» **Provided data**:
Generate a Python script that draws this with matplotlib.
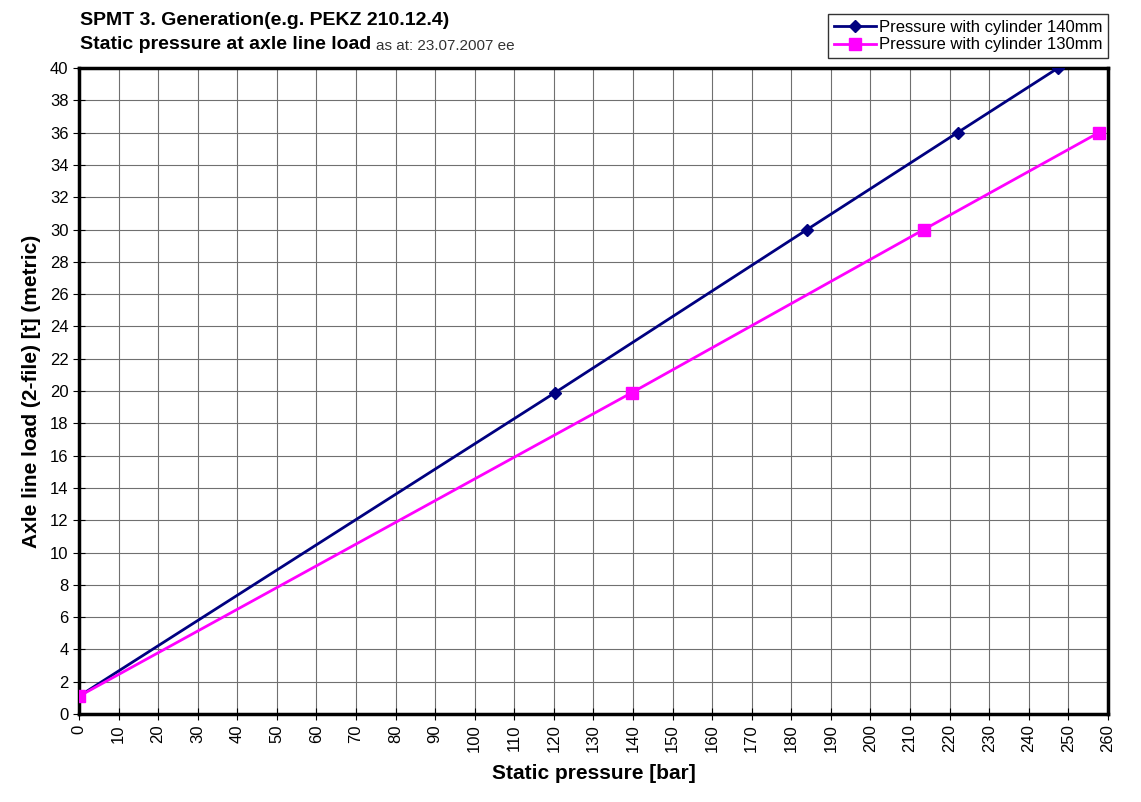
import matplotlib.pyplot as plt

plt.rcParams['font.family'] = ['Liberation Sans', 'DejaVu Sans']

# data
p140 = [0, 120.3, 184, 222, 247.4]
load140 = [1.1, 19.9, 30, 36, 40]
p130 = [0, 139.7, 213.5, 257.7]
load130 = [1.1, 19.9, 30, 36]

x_ticks = list(range(0, 261, 10))
y_ticks = list(range(0, 41, 2))

fig = plt.figure(figsize=(11.41, 8.02), dpi=100)
ax = fig.add_axes([0.0692, 0.1097, 0.9018, 0.8055])

ax.plot(p140, load140, color='#000080', marker='D', markersize=6, linewidth=2,
        label='Pressure with cylinder 140mm', zorder=3)
ax.plot(p130, load130, color='#FF00FF', marker='s', markersize=8, linewidth=2,
        label='Pressure with cylinder 130mm', zorder=3)

ax.set_xlim(0, 260)
ax.set_ylim(0, 40)
ax.set_xticks(x_ticks)
ax.set_yticks(y_ticks)
ax.tick_params(axis='x', labelrotation=90, labelsize=12, direction='inout', length=8)
ax.tick_params(axis='y', labelsize=12, direction='inout', length=8)
ax.grid(True, color='#707070', linewidth=0.8)
for s in ax.spines.values():
    s.set_linewidth(2.5)
    s.set_color('black')

ax.set_xlabel('Static pressure [bar]', fontsize=15, fontweight='bold', labelpad=8)
ax.set_ylabel('Axle line load (2-file) [t] (metric)', fontsize=15, fontweight='bold', labelpad=6)

fig.text(0.0701, 0.975, 'SPMT 3. Generation(e.g. PEKZ 210.12.4)', fontsize=14,
         fontweight='bold', va='center')
fig.text(0.0701, 0.944, 'Static pressure at axle line load', fontsize=14,
         fontweight='bold', va='center')
fig.text(0.3295, 0.943, 'as at: 23.07.2007 ee', fontsize=11, va='center', color='#333333')

leg = fig.legend(loc='upper right', bbox_to_anchor=(0.9715, 0.9825), borderaxespad=0,
                 fontsize=12, frameon=True, fancybox=False, edgecolor='black',
                 borderpad=0.35, handlelength=2.5, labelspacing=0.15, handletextpad=0.2)
leg.get_frame().set_linewidth(1)

fig.savefig('out.png', dpi=100)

» **Task to carry out**:
Except for the pictures, give all the material above again verbatim.

» **Solution below**:
Generate a Python script that draws this with matplotlib.
import matplotlib.pyplot as plt

plt.rcParams['font.family'] = ['Liberation Sans', 'DejaVu Sans']

# data
p140 = [0, 120.3, 184, 222, 247.4]
load140 = [1.1, 19.9, 30, 36, 40]
p130 = [0, 139.7, 213.5, 257.7]
load130 = [1.1, 19.9, 30, 36]

x_ticks = list(range(0, 261, 10))
y_ticks = list(range(0, 41, 2))

fig = plt.figure(figsize=(11.41, 8.02), dpi=100)
ax = fig.add_axes([0.0692, 0.1097, 0.9018, 0.8055])

ax.plot(p140, load140, color='#000080', marker='D', markersize=6, linewidth=2,
        label='Pressure with cylinder 140mm', zorder=3)
ax.plot(p130, load130, color='#FF00FF', marker='s', markersize=8, linewidth=2,
        label='Pressure with cylinder 130mm', zorder=3)

ax.set_xlim(0, 260)
ax.set_ylim(0, 40)
ax.set_xticks(x_ticks)
ax.set_yticks(y_ticks)
ax.tick_params(axis='x', labelrotation=90, labelsize=12, direction='inout', length=8)
ax.tick_params(axis='y', labelsize=12, direction='inout', length=8)
ax.grid(True, color='#707070', linewidth=0.8)
for s in ax.spines.values():
    s.set_linewidth(2.5)
    s.set_color('black')

ax.set_xlabel('Static pressure [bar]', fontsize=15, fontweight='bold', labelpad=8)
ax.set_ylabel('Axle line load (2-file) [t] (metric)', fontsize=15, fontweight='bold', labelpad=6)

fig.text(0.0701, 0.975, 'SPMT 3. Generation(e.g. PEKZ 210.12.4)', fontsize=14,
         fontweight='bold', va='center')
fig.text(0.0701, 0.944, 'Static pressure at axle line load', fontsize=14,
         fontweight='bold', va='center')
fig.text(0.3295, 0.943, 'as at: 23.07.2007 ee', fontsize=11, va='center', color='#333333')

leg = fig.legend(loc='upper right', bbox_to_anchor=(0.9715, 0.9825), borderaxespad=0,
                 fontsize=12, frameon=True, fancybox=False, edgecolor='black',
                 borderpad=0.35, handlelength=2.5, labelspacing=0.15, handletextpad=0.2)
leg.get_frame().set_linewidth(1)

fig.savefig('out.png', dpi=100)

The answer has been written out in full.